Les retraités otages de l’État
Le plan exposé par François Bayrou le 15 juillet reste aujourd’hui très flou et les modalités de sa mise en application ne sont pas connues. Néanmoins, le Premier ministre a annoncé, dans son discours, plusieurs mesures qui frapperont les retraités, à moins que les résistances ne contraignent le gouvernement à reculer :
- le gel des pensions de retraite et de l’allocation de solidarité aux personnes âgées (ASPA)
- le gel du barème de l’impôt sur le revenu et de la CSG, qui ne seraient pas non plus indexés sur l’inflation ;
- et la suppression de l’abattement fiscal sur les revenus de 10 % (plafonné à 4 399 euros par foyer), qui devrait être remplacé par une déduction forfaitaire de 2 000 euros par personne.

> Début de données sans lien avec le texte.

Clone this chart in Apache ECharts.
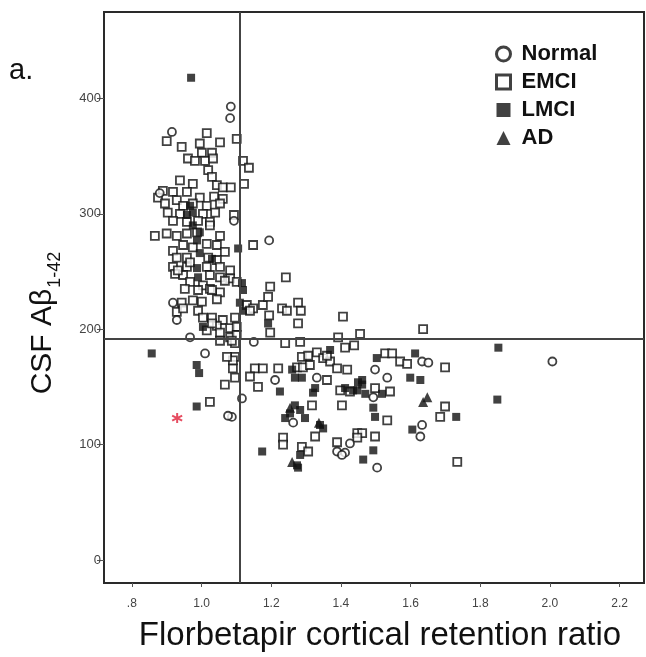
<!DOCTYPE html>
<html><head><meta charset="utf-8">
<script src="https://cdn.jsdelivr.net/npm/echarts@6/dist/echarts.min.js"></script>
<style>html,body{margin:0;padding:0;background:#fff}#c{width:646px;height:657px}</style>
</head><body><div id="c"></div>
<script>
// ---- data ----
const groupNames = ['Normal', 'EMCI', 'LMCI', 'AD'];
const normal = [[1.084,393],[1.082,383],[0.915,371],[0.880,318],[1.093,294],[1.194,277],[0.918,223],[0.929,208],[0.967,193],[1.150,189],[1.116,140],[1.087,124],[1.076,125],[1.211,156],[1.331,158],[1.263,119],[1.389,94],[1.412,93],[1.426,101],[1.633,172],[1.651,171],[1.498,165],[1.533,158],[1.493,141],[1.633,117],[1.628,107],[1.504,80],[1.010,179],[2.007,172],[1.403,91]];
const emci = [[0.900,363],[1.015,370],[1.053,362],[1.101,365],[0.995,361],[0.943,358],[1.001,353],[1.030,353],[0.961,348],[0.981,346],[1.010,346],[1.033,348],[1.119,346],[1.136,340],[1.019,338],[1.030,332],[1.122,326],[1.044,325],[1.061,323],[1.084,323],[0.938,329],[0.975,326],[0.889,320],[0.918,319],[0.875,314],[0.958,319],[0.995,314],[1.036,315],[1.061,313],[0.895,309],[0.929,312],[0.947,307],[0.975,309],[1.015,307],[1.053,309],[0.903,301],[0.938,300],[1.004,300],[1.039,301],[1.093,299],[0.918,294],[0.958,293],[0.990,294],[1.024,293],
[0.866,281],[0.900,283],[0.929,281],[0.958,283],[0.987,284],[1.024,290],[1.053,281],[1.148,273],[0.918,268],[0.947,273],[0.975,271],[1.015,274],[1.044,273],[1.067,267],[0.929,262],[0.958,262],[1.019,262],[1.044,260],[0.918,254],[0.958,254],[1.015,254],[1.053,254],[1.082,251],[0.924,248],[0.947,247],[1.024,247],[1.053,245],[1.082,244],[1.101,241],[0.967,241],[1.004,238],[0.952,235],[0.990,234],[1.024,235],[1.053,232],[0.943,223],[0.975,225],[1.001,224],[1.044,226],[1.130,221],[1.148,218],[0.929,215],[0.947,218],[0.990,216],[1.030,210],[1.061,208],[1.096,210],[1.044,203],[1.082,201],[1.101,202],[1.015,199],[1.053,197],[1.082,193],[1.101,195],
[1.139,216],[1.176,221],[1.194,212],[1.231,218],[1.245,216],[1.277,223],[1.285,216],[1.191,228],[1.197,197],[1.277,205],[1.406,211],[1.240,188],[1.283,189],[1.096,188],[1.096,176],[1.090,166],[1.096,158],[1.153,166],[1.176,166],[1.139,159],[1.162,150],[1.220,166],[1.274,167],[1.291,167],[1.311,169],[1.288,176],[1.306,177],[1.331,180],[1.349,175],[1.369,172],[1.389,166],[1.418,165],[1.360,156],[1.403,134],[1.398,147],[1.412,184],[1.392,193],[1.317,134],[1.326,107],[1.234,106],[1.234,100],[1.288,98],[1.306,94],[1.389,102],[1.447,110],
[1.455,196],[1.636,200],[1.527,179],[1.547,179],[1.570,172],[1.590,170],[1.699,167],[1.541,146],[1.498,149],[1.533,121],[1.426,146],[1.699,133],[1.685,124],[1.461,110],[1.447,106],[1.498,107],[1.734,85],
[1.024,137],[1.067,152],[1.090,173],[1.073,176],[1.004,210],[1.030,205],[1.053,190],[1.087,190],[1.242,245],[1.197,237],[1.438,186],[1.360,177],[0.932,251],[0.967,258],[1.030,234],[1.067,242]];
const lmci = [[0.970,418],[0.967,307],[0.975,301],[1.105,270],[0.995,266],[0.987,253],[0.990,245],[1.116,240],[1.110,223],[1.004,202],[1.191,205],[1.225,146],[1.260,165],[1.268,158],[1.288,158],[1.369,182],[1.412,149],[1.435,147],[1.268,134],[1.254,127],[1.283,130],[1.297,123],[1.320,145],[1.326,149],[1.240,123],[1.340,117],[1.349,114],[1.174,94],[1.283,91],[1.274,82],[1.277,80],[1.503,175],[1.613,179],[1.599,158],[1.628,156],[1.461,156],[1.447,147],[1.470,144],[1.518,144],[1.493,132],[1.498,124],[1.731,124],[1.605,113],[1.493,95],[1.464,87],[0.857,179],[0.986,169],[0.993,162],[0.986,133],[1.119,216],[1.852,184],[1.849,139],[1.119,234],[0.975,290],[0.987,277],[0.995,284],[0.958,299],[1.030,261],[1.449,154],[1.461,152]];
const ad = [[1.260,85],[1.337,119],[1.254,132],[1.648,141],[1.636,137]];
const highlighted = [[0.93,123]];
const refX = 1.11;
const refY = 192;
const xTitle = 'Florbetapir cortical retention ratio';
const yTitleMain = 'CSF Aβ';
const yTitleSub = '1-42';
const panelLabel = 'a.';

// ---- chart ----
const FONT = '"Liberation Sans", Arial, sans-serif';
const INK = '#111';
const openStyle = {color: '#fff', borderColor: INK, borderWidth: 1.8};
const chart = echarts.init(document.getElementById('c'), null, {renderer: 'canvas'});
chart.setOption({
  animation: false,
  backgroundColor: '#fff',
  grid: {left: 104, right: 2, top: 12, bottom: 74, show: true, borderColor: '#2a2a2a', borderWidth: 2},
  xAxis: {
    type: 'value', min: 0.72, max: 2.27, splitNumber: 8,
    splitLine: {show: false}, axisLine: {show: false, onZero: false},
    axisTick: {show: true, length: 4, lineStyle: {color: '#555'}},
    axisLabel: {showMinLabel: false, showMaxLabel: false, fontSize: 12, color: '#444', margin: 15, fontFamily: FONT,
      formatter: v => v < 1 ? v.toFixed(1).replace(/^0/, '') : v.toFixed(1)}
  },
  yAxis: {
    type: 'value', min: -20, max: 475, splitNumber: 5,
    splitLine: {show: false}, axisLine: {show: false, onZero: false},
    axisTick: {show: true, length: 7, lineStyle: {color: '#555'}},
    axisLabel: {showMinLabel: false, showMaxLabel: false, fontSize: 13, color: '#444', margin: 3, fontFamily: FONT}
  },
  legend: {
    orient: 'vertical', left: 490, top: 38, itemWidth: 14, itemHeight: 14, itemGap: 6,
    textStyle: {fontSize: 22, fontWeight: 'bold', color: '#111', fontFamily: FONT, padding: [0, 0, 0, 6]},
    data: [
      {name: groupNames[0], itemStyle: {borderWidth: 3}},
      {name: groupNames[1], itemStyle: {borderWidth: 3}},
      {name: groupNames[2]},
      {name: groupNames[3]}
    ]
  },
  graphic: [
    {type: 'text', left: 9, top: 56, style: {text: panelLabel, font: '29px ' + FONT, fill: '#111'}},
    {type: 'text', x: 380, y: 636, style: {text: xTitle, font: '33px ' + FONT, fill: '#111', align: 'center', verticalAlign: 'middle'}},
    {type: 'text', x: 40, y: 323, rotation: Math.PI / 2,
      style: {text: '{a|' + yTitleMain + '}{s|' + yTitleSub + '}', align: 'center', verticalAlign: 'middle',
        rich: {a: {font: '30px ' + FONT, fill: '#111', lineHeight: 36, verticalAlign: 'bottom'},
               s: {font: '18px ' + FONT, fill: '#111', lineHeight: 36, verticalAlign: 'bottom', padding: [0, 0, -6, 1]}}}}
  ],
  series: [
    {name: groupNames[1], type: 'scatter', symbol: 'rect', symbolSize: 8, itemStyle: openStyle, data: emci,
      markLine: {silent: true, symbol: 'none', label: {show: false}, lineStyle: {color: '#444', width: 2, type: 'solid'},
        data: [{xAxis: refX}, {yAxis: refY}]}},
    {name: groupNames[0], type: 'scatter', symbol: 'circle', symbolSize: 8, itemStyle: openStyle, data: normal},
    {name: groupNames[2], type: 'scatter', symbol: 'rect', symbolSize: 8, itemStyle: {color: INK}, data: lmci},
    {name: groupNames[3], type: 'scatter', symbol: 'triangle', symbolSize: 10, itemStyle: {color: INK}, data: ad},
    {name: 'highlight', type: 'scatter', symbol: 'path://M0,-6L0,6M-5.2,-3L5.2,3M-5.2,3L5.2,-3', symbolSize: 10,
      itemStyle: {color: 'rgba(0,0,0,0)', borderColor: '#e0203a', borderWidth: 2}, data: highlighted}
  ]
});
</script></body></html>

Les trois mesures, si elles sont votées et appliquées, auront des conséquences sur le niveau de vie des ménages concernés. Les deux dernières diminueraient leur revenu disponible après la razzia du fisc. Quoiqu’en dise François Bayrou, qui assure qu’il n’y aura pas « de baisse des pensions de retraite », elles baisseraient par les effets conjugués de l’inflation et de l’impôt. L’argument du Premier ministre, qui s’en tient au montant de la pension inscrit sur le papier, relève du sophisme.
Le gel du barème de l’impôt sur le revenu et la suppression de l’abattement fiscal rendraient mécaniquement éligibles à cet impôt et à la CSG des retraités qui n’y sont pas assujettis aujourd’hui. Certains aussi passeraient dans la tranche d’imposition supérieure, ou verraient augmenter leur taux d’imposition à la CSG.
Au mois de décembre dernier, le gouvernement Barnier avait fait savoir, en s’appuyant sur une étude de l’OFCE (l’Observatoire français des conjonctures économiques, attaché à Sciences-Po) que si le gel du barème s’était appliqué en 2025 sur les impôts de 2024, il se serait traduit par une augmentation d’impôt pour près de 18 millions de foyers et aurait rendu imposable 380 000 foyers modestes.
D’autre part, dans une note publiée le 18 juillet 2025, Pierre Madec, économiste à l’OFCE, a calculé que le remplacement de l’abattement fiscal de 10 % par l’abattement forfaitaire de 2 000 euros provoquerait une hausse de l’impôt sur le revenu pour 5,2 millions de ménages (contre 1,5 million qui le verraient baisser). Selon ses estimations, les conséquences du gel des pensions de retraite et de celui du barème de l’impôt sur le revenu frapperaient notamment les retraités seuls ou les couples de retraités. « En euros, ces pertes seraient croissantes avec le revenu des ménages, allant de 100 euros environ pour les retraités seuls appartenant aux 10 % de retraités les plus modestes à près de 1 000 euros pour les couples de retraités appartenant aux 10 % de retraités les plus aisés », écrit Pierre Madec.
Au-delà de ces estimations, il apparait une fois de plus que les retraités sont les otages de l’État, qui s’est emparé de la gestion des retraites et, incapable de les gérer correctement, décide, à son gré, tantôt de revaloriser les pensions au-delà de ce que l’état des finances permet (5,3 % en 2024, largesse non financée), tantôt de décréter une « année blanche ». La lecture des rapports officiels, comme ceux du Conseil d’orientation des retraites, montrent que les mesures annoncées par François Bayrou étaient en gestation depuis longtemps, les pensions de retraite devant servir de mesures d’ajustement pour tenter de rattraper le dérapage incontrôlé et irresponsable de la dépense publique (on voit aujourd’hui à qui finit par coûter la politique du « quoi qu’il en coûte »). Ainsi l’État prend-il la main sur le contenu du portefeuille des retraités infantilisés, auxquels il distribue leur argent de poche selon son bon vouloir.
Toutefois, il est encore possible de faire obstacle à ces projets spoliateurs, qui ne seront votés qu’au mois de septembre. Sauvegarde Retraites s’y emploiera avec l’appui de tous ses membres.